Sat on a slope offering sweeping city views, the villa is the epitome of modernity, a composition of low white volumes with a modest street façade featuring narrow openings and discreet milk glass. The three-level structure hosts a swathe of bedrooms at street-level, with the main living areas and lush indoor garden above. The airy open-plan interior features an iconic strip-glass façade that overlooks a leafy, landscaped back garden.

Built in the wealthy neighbourhood of Černá Pole at the dénouement of Brno’s prosperous 1920s, Tugendhat was the ideal, no-expense-spared modern house, commissioned by Jewish factory-owner Fritz Tugendhat on land he received as a wedding present from his in-laws. The clean, functional look belies the luxurious materials appointed by Tugendhat and Mies van der Rohe. Zebrano wood and Makassar ebony appear throughout, as well as onyx - a nod perhaps to the architect’s stone-carving heritage.

Classic furnishings by Lilly Reich complemented the architect’s own pieces, like iconic Brno, Barcelona and Tugendhat chairs, the latter custom-designed for the villa. On the lower-ground floor, put to use as a service area, was an ultra-modern (for the time) air-conditioning system and a glass façade that opens completely, thanks to a mechanism built into the wall.

Sadly, the ideal home did not have the ideal future. The family enjoyed just eight years in Tugendhat before fleeing the Nazis in 1938. ‘After that, the villa had many uses, including as a nursery and even a stable,' says Černá.

When it was designated a UNESCO World Heritage Site in 2001, Tugendhat had deteriorated far beyond its original glory, despite having become a prime destination for architecture pilgrims. ‘Now it is the most authentic work of Mies van der Rohe in Europe,’ says Černá, who directed the renovation, ‘but back then the wear and tear was enormous.’ Entire sections of the interior were missing. Later, parts of the original wood panelling were accidentally found at Masaryk University, a building used by the Gestapo as their Brno HQ.
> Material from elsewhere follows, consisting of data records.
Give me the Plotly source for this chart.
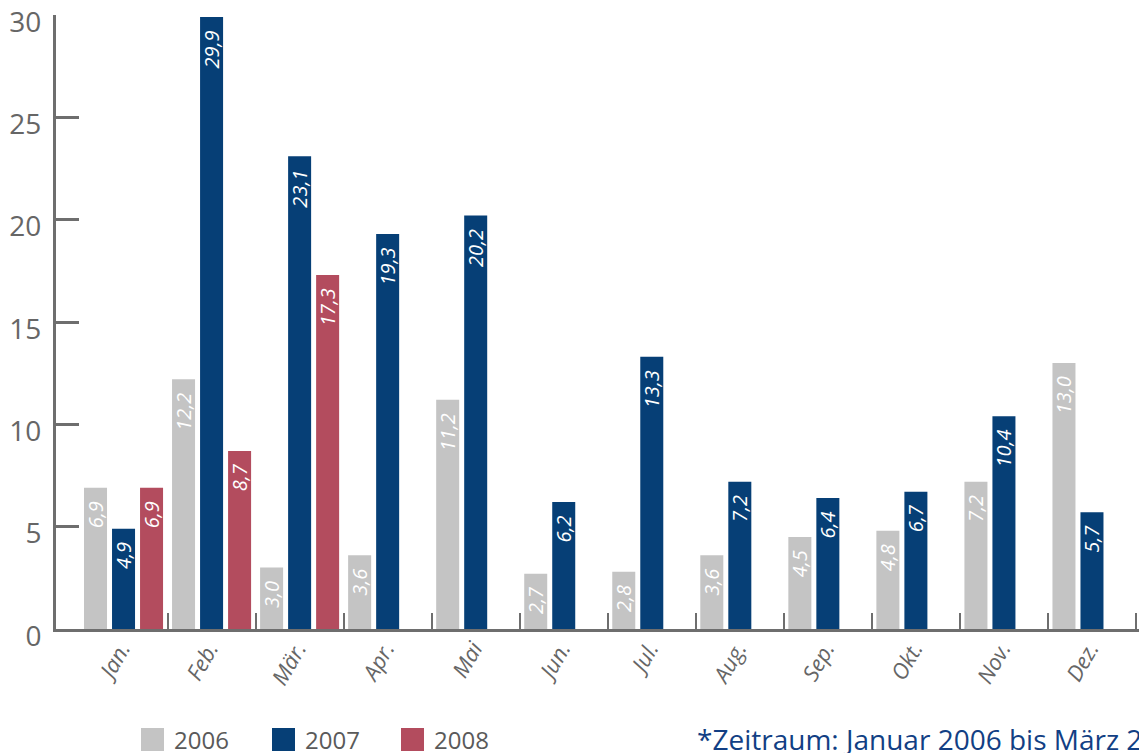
import plotly.graph_objects as go

months = ["Jan.", "Feb.", "Mär.", "Apr.", "Mai", "Jun.", "Jul.", "Aug.", "Sep.", "Okt.", "Nov.", "Dez."]
series_names = ["2006", "2007", "2008"]
v2006 = [6.9, 12.2, 3.0, 3.6, 11.2, 2.7, 2.8, 3.6, 4.5, 4.8, 7.2, 13.0]
v2007 = [4.9, 29.9, 23.1, 19.3, 20.2, 6.2, 13.3, 7.2, 6.4, 6.7, 10.4, 5.7]
v2008 = [6.9, 8.7, 17.3, None, None, None, None, None, None, None, None, None]
colors = ["#c4c4c4", "#063f76", "#b34c5e"]
y_ticks = [0, 5, 10, 15, 20, 25, 30]
footnote = "*Zeitraum: Januar 2006 bis März 2008"

FONT = "Open Sans"
W, H = 1139, 753
L, R, T, B = 56, 0, 15, 124

bar_w = 23 / 88
offsets = [(-28 - 11.5) / 88, -11.5 / 88, (28 - 11.5) / 88]

fig = go.Figure()
for name, vals, col, off in zip(series_names, [v2006, v2007, v2008], colors, offsets):
    fig.add_trace(go.Bar(
        x=list(range(len(months))), y=vals, name=name,
        marker=dict(color=col, line=dict(width=0)),
        width=bar_w, offset=off,
        texttemplate="%{y:.1f}\u00a0\u00a0", textposition="inside", insidetextanchor="end",
        textangle=-90, constraintext="none",
        textfont=dict(family=FONT, size=20, color="white", style="italic"),
        cliponaxis=False,
    ))

xr = [-0.5 - 23.5 / 88, 11.5 + 3 / 88]
fig.update_layout(
    width=W, height=H,
    margin=dict(l=L, r=R, t=T, b=B, pad=0, autoexpand=False),
    barmode="overlay",
    separators=",.",
    showlegend=False,
    plot_bgcolor="white", paper_bgcolor="white",
    xaxis=dict(
        range=xr, tickmode="array", tickvals=list(range(len(months))), ticktext=months,
        tickangle=-60, ticks="", showgrid=False, zeroline=False, automargin=False,
        showline=True, linecolor="#6e6e6e", linewidth=3,
        tickfont=dict(family=FONT, size=22, color="#666666", style="italic"),
        ticklabelstandoff=-5, ticklabelshift=-2, ticklabeloverflow="allow",
    ),
    xaxis2=dict(
        range=xr, overlaying="x", side="bottom", anchor="y", automargin=False,
        tickmode="array", tickvals=[i + 0.5 for i in range(len(months))],
        ticks="inside", ticklen=16, tickwidth=2, tickcolor="#6e6e6e",
        showticklabels=False, showgrid=False, zeroline=False, showline=False,
    ),
    yaxis=dict(
        range=[0, 30], tickmode="array", tickvals=y_ticks, automargin=False,
        ticks="inside", ticklen=23, tickwidth=3, tickcolor="#6e6e6e",
        showgrid=False, zeroline=False, showline=True, linecolor="#6e6e6e", linewidth=3,
        tickfont=dict(family=FONT, size=28, color="#666666"),
        ticklabelstandoff=6, ticklabelshift=7, ticklabeloverflow="allow",
    ),
)
fig.add_trace(go.Scatter(x=[None], y=[None], xaxis="x2", showlegend=False, hoverinfo="skip"))

pw = W - L - R
ph = H - T - B
def px_x(p):
    return (p - L) / pw
def px_y(p):
    return (H - B - p) / ph

leg_x = [141, 272, 401]
for name, col, lx in zip(series_names, colors, leg_x):
    fig.add_shape(type="rect", xref="paper", yref="paper",
                  x0=px_x(lx), x1=px_x(lx + 23), y0=px_y(751), y1=px_y(728),
                  fillcolor=col, line=dict(width=0))
    fig.add_annotation(xref="paper", yref="paper", x=px_x(lx + 31), y=px_y(739),
                       xanchor="left", yanchor="middle", text=name, showarrow=False,
                       font=dict(family=FONT, size=24, color="#5a5a5a"))

fig.add_annotation(xref="paper", yref="paper", x=px_x(695), y=px_y(739),
                   xanchor="left", yanchor="middle", text=footnote, showarrow=False,
                   font=dict(family=FONT, size=28, color="#123f84"))

fig.write_html("out.html", config={"displayModeBar": False},
               post_script="document.body.style.margin='0px';document.body.style.overflow='hidden';")
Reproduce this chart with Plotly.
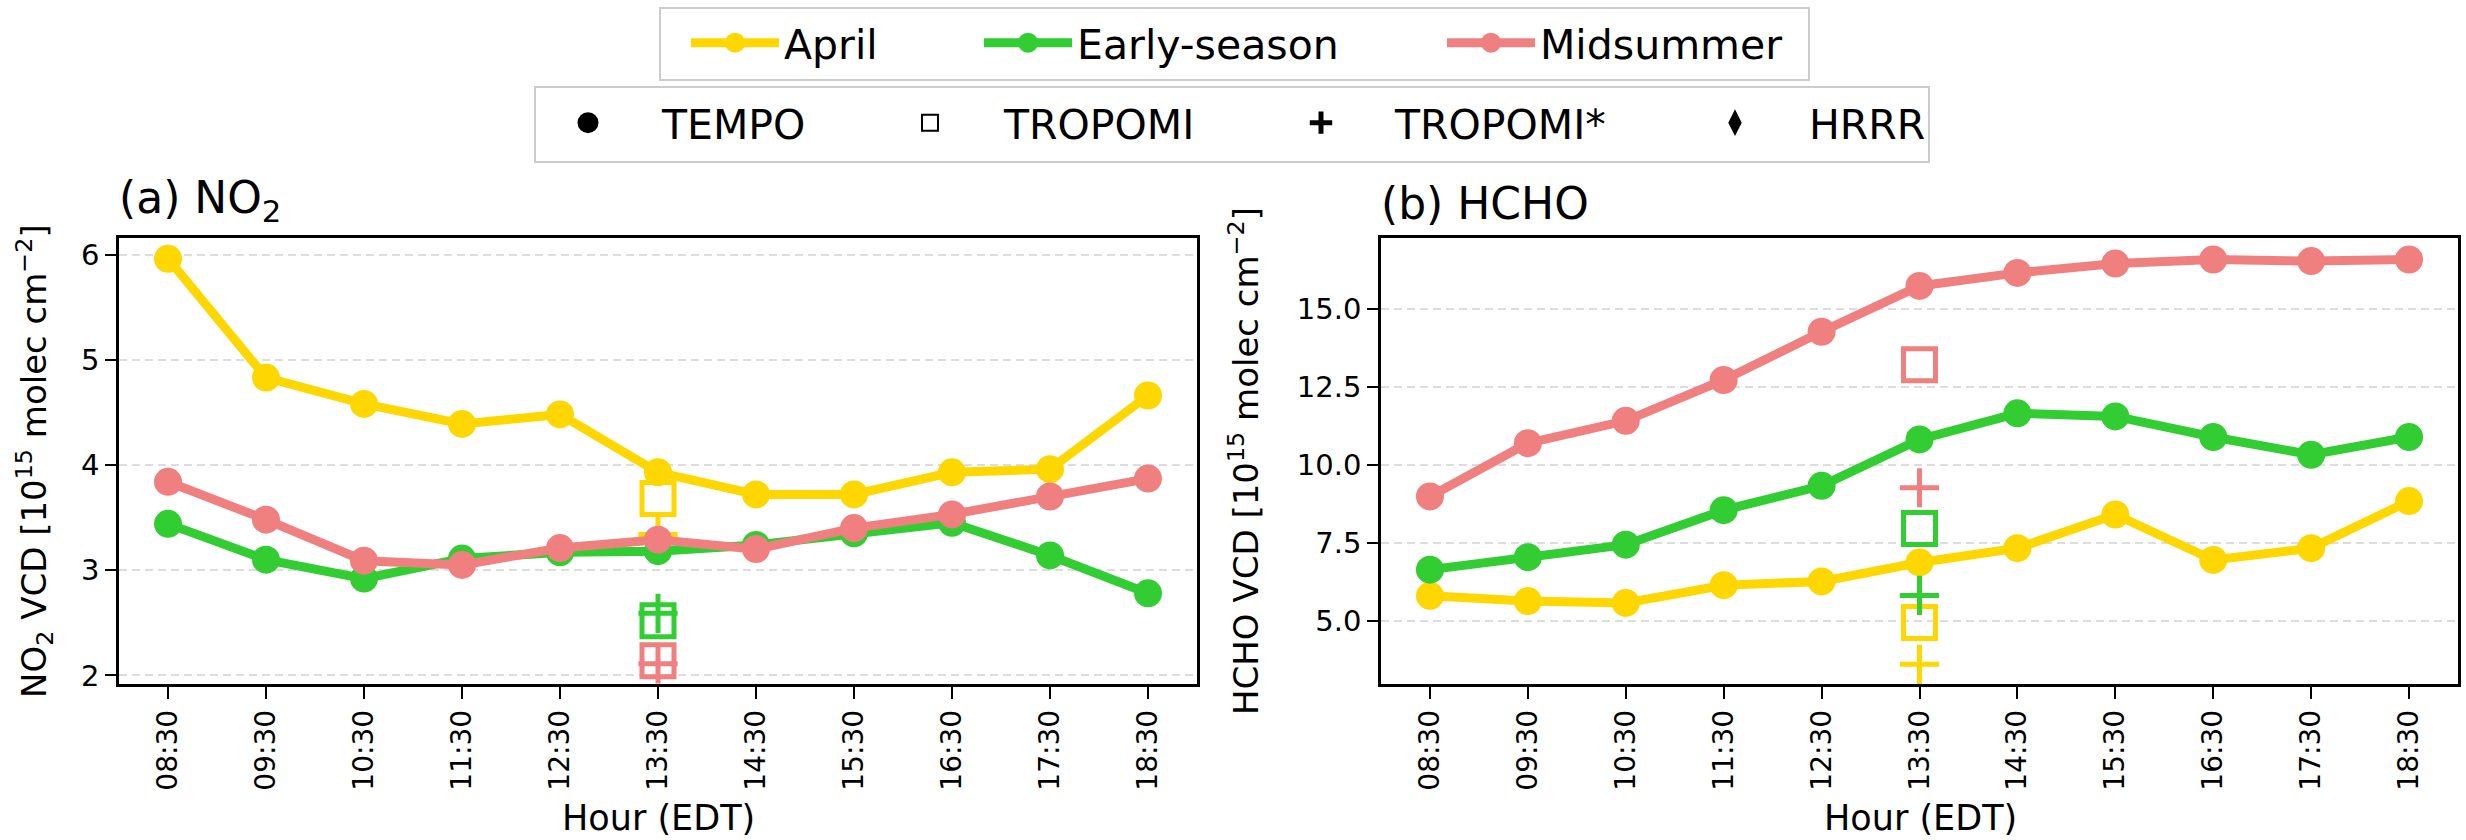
import plotly.graph_objects as go

# ---------------- data ----------------
hours = ["08:30", "09:30", "10:30", "11:30", "12:30", "13:30",
         "14:30", "15:30", "16:30", "17:30", "18:30"]
seasons = ["April", "Early-season", "Midsummer"]
season_colors = ["#FFD700", "#32CD32", "#F08080"]

# TEMPO NO2 VCD [1e15 molec cm-2]
no2_april = [5.96, 4.83, 4.58, 4.39, 4.48, 3.93, 3.72, 3.72, 3.93, 3.96, 4.66]
no2_early = [3.44, 3.10, 2.92, 3.11, 3.17, 3.18, 3.24, 3.35, 3.45, 3.14, 2.78]
no2_mid = [3.84, 3.48, 3.09, 3.05, 3.21, 3.29, 3.20, 3.40, 3.53, 3.70, 3.87]

# TEMPO HCHO VCD [1e15 molec cm-2]
hcho_april = [5.80, 5.63, 5.57, 6.14, 6.26, 6.87, 7.33, 8.41, 6.95, 7.33, 8.84]
hcho_early = [6.64, 7.04, 7.44, 8.55, 9.33, 10.82, 11.66, 11.56, 10.90, 10.33, 10.90]
hcho_mid = [8.99, 10.70, 11.42, 12.73, 14.28, 15.75, 16.17, 16.47, 16.60, 16.55, 16.60]

# TROPOMI (13:30 overpass), order: April, Early-season, Midsummer
tropomi_hour = "13:30"
tropomi_no2 = [3.68, 2.52, 2.14]
tropomi_star_no2 = [3.34, 2.59, 2.11]
tropomi_hcho = [4.94, 7.96, 13.22]
tropomi_star_hcho = [3.60, 5.81, 9.27]

marker_labels = ["TEMPO", "TROPOMI", "TROPOMI*", "HRRR"]
marker_symbols = ["circle", "square-open", "cross-thin", "diamond-tall"]

# ---------------- figure ----------------
W, H = 2466, 840
FONT = "DejaVu Sans"


def px_x(p):
    return p / W


def px_y(p):
    return (H - p) / H


fig = go.Figure()

no2_series = [no2_april, no2_early, no2_mid]
hcho_series = [hcho_april, hcho_early, hcho_mid]

# legend ids for season entries and marker-type entries
season_legends = ["legend", "legend2", "legend3"]
marker_legends = ["legend4", "legend5", "legend6", "legend7"]

for panel, (series, trop, trop_star) in enumerate(
        [(no2_series, tropomi_no2, tropomi_star_no2),
         (hcho_series, tropomi_hcho, tropomi_star_hcho)]):
    xa = "x" if panel == 0 else "x2"
    ya = "y" if panel == 0 else "y2"
    for i, name in enumerate(seasons):
        c = season_colors[i]
        fig.add_trace(go.Scatter(
            x=hours, y=series[i], mode="lines+markers", name=name,
            line=dict(color=c, width=9),
            marker=dict(color=c, size=24, symbol="circle",
                        line=dict(color=c, width=4)),
            xaxis=xa, yaxis=ya, legend=season_legends[i],
            showlegend=(panel == 0)))
        fig.add_trace(go.Scatter(
            x=[tropomi_hour], y=[trop[i]], mode="markers",
            marker=dict(symbol="square-open", size=32, color=c,
                        line=dict(color=c, width=5)),
            xaxis=xa, yaxis=ya, showlegend=False))
        fig.add_trace(go.Scatter(
            x=[tropomi_hour], y=[trop_star[i]], mode="markers",
            marker=dict(symbol="cross-thin", size=28, color=c,
                        line=dict(color=c, width=5)),
            xaxis=xa, yaxis=ya, showlegend=False))

# marker-type legend (legend only)
marker_line_w = [5, 2, 5, 2]
for lab, sym, lg, lw in zip(marker_labels, marker_symbols, marker_legends,
                            marker_line_w):
    fig.add_trace(go.Scatter(
        x=[None], y=[None], mode="markers", name=lab,
        marker=dict(symbol=sym, size=16, color="black",
                    line=dict(color="black", width=lw)),
        xaxis="x", yaxis="y", legend=lg, showlegend=True))

ydom = [px_y(684), px_y(238)]
axis_common = dict(
    showline=True, mirror=True, linecolor="black", linewidth=2.5,
    ticks="outside", tickwidth=2, tickcolor="black",
    zeroline=False, automargin=False,
)
xaxis_common = dict(
    type="category", categoryorder="array", categoryarray=hours,
    range=[-0.5, 10.5], tickangle=-90, showgrid=False, ticklen=12,
    tickfont=dict(family=FONT, size=28, color="black"),
    **axis_common)
yaxis_common = dict(
    showgrid=True, gridcolor="#dddddd", gridwidth=2, griddash="8px,5px",
    ticklen=11, tickfont=dict(family=FONT, size=29, color="black"),
    **axis_common)

fig.update_layout(
    width=W, height=H,
    margin=dict(l=0, r=0, t=0, b=0, autoexpand=False),
    paper_bgcolor="white", plot_bgcolor="white",
    font=dict(family=FONT, color="black"),
    xaxis=dict(domain=[px_x(119), px_x(1197)], anchor="y", **xaxis_common),
    yaxis=dict(domain=ydom, anchor="x", range=[1.918, 6.157], dtick=1,
               **yaxis_common),
    xaxis2=dict(domain=[px_x(1381), px_x(2458)], anchor="y2", **xaxis_common),
    yaxis2=dict(domain=ydom, anchor="x2", range=[2.967, 17.29], dtick=2.5,
                tick0=0, tickformat=".1f", **yaxis_common),
)

# one native legend per entry, so entries can be spaced like the reference
LEG_FONT = dict(family=FONT, size=41, color="black")
season_text_x = [784, 1077, 1540]
for lg, tx in zip(season_legends, season_text_x):
    fig.update_layout({lg: dict(
        orientation="h", x=px_x(tx - 98), xanchor="left",
        y=px_y(43), yanchor="middle", itemwidth=88,
        bgcolor="rgba(0,0,0,0)", borderwidth=0, font=LEG_FONT,
        itemsizing="trace")})
marker_text_x = [662, 1004, 1395, 1809]
for lg, tx in zip(marker_legends, marker_text_x):
    fig.update_layout({lg: dict(
        orientation="h", x=px_x(tx - 148), xanchor="left",
        y=px_y(123), yanchor="middle", itemwidth=138,
        bgcolor="rgba(0,0,0,0)", borderwidth=0, font=LEG_FONT,
        itemsizing="trace")})

# legend frames
for (x0, y0, x1, y1) in [(660, 8, 1809, 80), (535, 87, 1929, 162)]:
    fig.add_shape(type="rect", xref="paper", yref="paper",
                  x0=px_x(x0), x1=px_x(x1), y0=px_y(y1), y1=px_y(y0),
                  line=dict(color="#cccccc", width=2), layer="below")

annotations = [
    dict(text="(a) NO<sub>2</sub>", x=px_x(117), y=px_y(231), xref="paper",
         yref="paper", xanchor="left", yanchor="bottom", showarrow=False,
         font=dict(family=FONT, size=44, color="black")),
    dict(text="(b) HCHO", x=px_x(1379), y=px_y(231), xref="paper",
         yref="paper", xanchor="left", yanchor="bottom", showarrow=False,
         font=dict(family=FONT, size=44, color="black")),
    dict(text="NO<sub>2</sub> VCD [10<sup>15</sup> molec cm<sup>\u22122</sup>]",
         x=px_x(34), y=px_y(461), xref="paper", yref="paper",
         xanchor="center", yanchor="middle", textangle=-90, showarrow=False,
         font=dict(family=FONT, size=34, color="black")),
    dict(text="HCHO VCD [10<sup>15</sup> molec cm<sup>\u22122</sup>]",
         x=px_x(1244), y=px_y(461), xref="paper", yref="paper",
         xanchor="center", yanchor="middle", textangle=-90, showarrow=False,
         font=dict(family=FONT, size=34, color="black")),
    dict(text="Hour (EDT)", x=px_x(658), y=px_y(818), xref="paper",
         yref="paper", xanchor="center", yanchor="middle", showarrow=False,
         font=dict(family=FONT, size=35, color="black")),
    dict(text="Hour (EDT)", x=px_x(1920), y=px_y(818), xref="paper",
         yref="paper", xanchor="center", yanchor="middle", showarrow=False,
         font=dict(family=FONT, size=35, color="black")),
]
fig.update_layout(annotations=annotations)

fig.write_html(
    "out.html",
    config={"displayModeBar": False},
    post_script="document.body.style.margin='0';"
                "document.documentElement.style.overflow='hidden';")
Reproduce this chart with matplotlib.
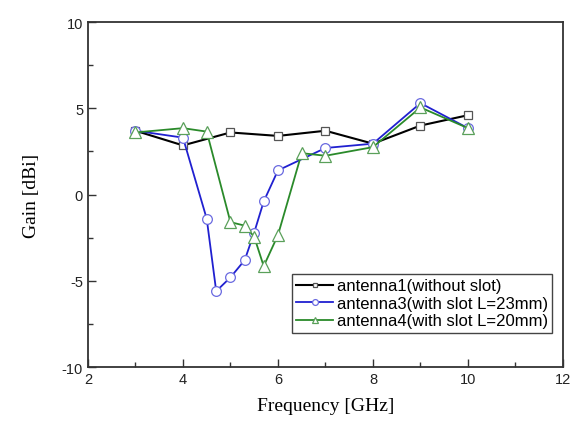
import matplotlib
matplotlib.use('Agg')
import matplotlib.pyplot as plt
from matplotlib.ticker import MultipleLocator

# antenna gain vs frequency
freq1 = [3, 4, 5, 6, 7, 8, 9, 10]
gain1 = [3.7, 2.85, 3.6, 3.4, 3.7, 2.95, 4.0, 4.6]

freq3 = [3, 4, 4.5, 4.7, 5, 5.3, 5.5, 5.7, 6, 7, 8, 9, 10]
gain3 = [3.7, 3.3, -1.4, -5.6, -4.8, -3.8, -2.2, -0.4, 1.4, 2.7, 2.95, 5.3, 3.85]

freq4 = [3, 4, 4.5, 5, 5.3, 5.5, 5.7, 6, 6.5, 7, 8, 9, 10]
gain4 = [3.6, 3.85, 3.65, -1.6, -1.8, -2.45, -4.15, -2.35, 2.4, 2.25, 2.75, 5.05, 3.85]

labels = ['antenna1(without slot)', 'antenna3(with slot L=23mm)', 'antenna4(with slot L=20mm)']

plt.rcParams['font.family'] = ['Liberation Sans', 'DejaVu Sans']
plt.rcParams['axes.unicode_minus'] = False

fig = plt.figure(figsize=(5.75, 4.27), dpi=100)
ax = fig.add_axes([0.153, 0.138, 0.826, 0.808])

ax.plot(freq1, gain1, color='black', marker='s', ms=6, mfc='white', mec='#555555', mew=0.9, lw=1.5, label=labels[0])
ax.plot(freq3, gain3, color='#2020d0', marker='o', ms=7, mfc='white', mec='#6a6ae0', mew=0.9, lw=1.3, label=labels[1])
ax.plot(freq4, gain4, color='#2a8a2a', marker='^', ms=8, mfc='white', mec='#5aa05a', mew=0.9, lw=1.3, label=labels[2])

ax.set_xlim(2, 12)
ax.set_ylim(-10, 10)
ax.xaxis.set_major_locator(MultipleLocator(2))
ax.xaxis.set_minor_locator(MultipleLocator(1))
ax.yaxis.set_major_locator(MultipleLocator(5))
ax.yaxis.set_minor_locator(MultipleLocator(2.5))
ax.tick_params(which='both', direction='in', top=False, right=False, labelsize=10.5,
               color='#333333', labelcolor='#222222')
ax.tick_params(which='major', length=6, width=1)
ax.tick_params(which='minor', length=3.5, width=1)
for s in ax.spines.values():
    s.set_linewidth(1.3)
    s.set_color('#333333')

ax.set_xlabel('Frequency [GHz]', family='Liberation Serif', fontsize=14, labelpad=8)
ax.set_ylabel('Gain [dBi]', family='Liberation Serif', fontsize=14, labelpad=16)

leg = ax.legend(loc='lower left', bbox_to_anchor=(0.43, 0.1), fontsize=12, fancybox=False,
                edgecolor='#444444', framealpha=1, handlelength=2.2, handletextpad=0.25,
                borderpad=0.25, labelspacing=0.15, borderaxespad=0, markerscale=0.6)
leg.get_frame().set_linewidth(1.0)

fig.savefig('out.png', dpi=100)
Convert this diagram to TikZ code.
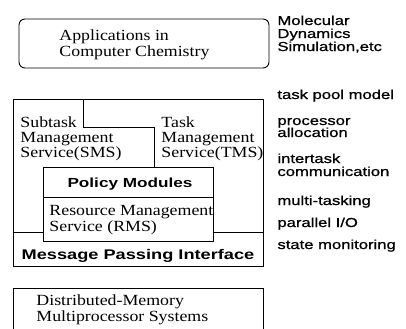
\documentclass[tikz,border=0pt]{standalone}
\usepackage{fontspec}
\setmainfont{Liberation Serif}[FakeStretch=1.15]
\newfontfamily\lsans{Liberation Sans}[FakeStretch=1.3]
\newfontfamily\lsanslab{Liberation Sans}[FakeStretch=1.28,FakeBold=0.9]
\begin{document}
\begin{tikzpicture}[x=1bp,y=-1bp,line width=0.9bp,
  ser/.style={font=\fontsize{15.5bp}{16bp}\selectfont,anchor=base west,inner sep=0pt},
  lab/.style={font=\lsanslab\fontsize{13bp}{13bp}\selectfont,anchor=base west,inner sep=0pt},
  hd/.style={font=\lsans\bfseries\fontsize{14bp}{14bp}\selectfont,anchor=base,inner sep=0pt}]
\useasboundingbox (0,0) rectangle (406,329);
% boxes
\draw[rounded corners=6bp] (19,19) rectangle (269,68);
\draw (13,99) rectangle (263,266);
\draw (83,99) -- (83,127) -- (154,127) -- (154,167);
\draw (43,167) rectangle (213,241);
\draw (43,197) -- (213,197);
\draw (13,232) -- (43,232);
\draw (213,232) -- (263,232);
\draw (13,331) -- (13,288) -- (263,288) -- (263,331);
% serif texts
\node[ser] (app1) at (59,40) {Applications in};
\node[ser] (app2) at (59,56) {Computer Chemistry};
\node[ser] (sms1) at (20,127) {Subtask};
\node[ser] (sms2) at (20,142) {Management};
\node[ser] (sms3) at (20,157) {Service(SMS)};
\node[ser] (tms1) at (161,127) {Task};
\node[ser] (tms2) at (161,142) {Management};
\node[ser] (tms3) at (161,157) {Service(TMS)};
\node[ser] (rms1) at (49,215) {Resource Management};
\node[ser] (rms2) at (49,231) {Service (RMS)};
\node[ser] (dm1) at (36,305) {Distributed-Memory};
\node[ser] (dm2) at (36,321) {Multiprocessor Systems};
% sans headings
\node[hd,font=\lsans\bfseries\fontsize{13.2bp}{14bp}\selectfont] (pm) at (130,187) {Policy Modules};
\node[hd] (mpi) at (138,259) {Message Passing Interface};
% right labels
\node[lab] (md1) at (277,25) {Molecular};
\node[lab] (md2) at (277,38) {Dynamics};
\node[lab] (md3) at (277,51) {Simulation,etc};
\node[lab] (l1) at (277,99) {task pool model};
\node[lab] (l2) at (277,125) {processor};
\node[lab] (l3) at (277,137) {allocation};
\node[lab] (l4) at (277,163) {intertask};
\node[lab] (l5) at (277,176) {communication};
\node[lab] (l6) at (277,205) {multi-tasking};
\node[lab] (l7) at (277,227) {parallel I/O};
\node[lab] (l8) at (277,249) {state monitoring};
\end{tikzpicture}
\end{document}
The recent restoration took as long as the initial, two-year-long construction. It improved upon an earlier 1980s restoration and resurrected the original colour scheme. ‘The first renovation was done in monochrome,’ recalls Irena Murray, the Czech-born director of the RIBA British Architectural Library. ‘I heard [Fritz’s wife] Greta Tugendhat speak about the villa in New York and she had been talking about its ruby reds and emerald greens. And I remember thinking, “What ruby reds and emerald greens?”’

To celebrate the villa’s return to form, RIBA will launch an exhibition in London giving a visual history of the building and a record of the recent renovation. ‘Villa Tugendhat in Context’, which opens on 19 June, follows the dramatic history of the villa through the testimony of three generations of photographers. It includes archived articles from the 1930s, together with a wealth of historical material never before seen in London.

If you cannot make the trip to Brno, the exhibition is a must-see. ‘Apart from the great architectural merit, the villa is a particularly successful expression of Mies’s ingenious ideas of creating clean, airy and flexible spaces designed to aid everyday life,’ says Murray. ‘The house adapted to all its functions with remarkable ease, itself proof of excellent design. Tugendhat might have been the gold standard for another era but there is absolutely nothing in it that couldn’t and shouldn’t serve as an example of the principles of a well-tempered dwelling today.’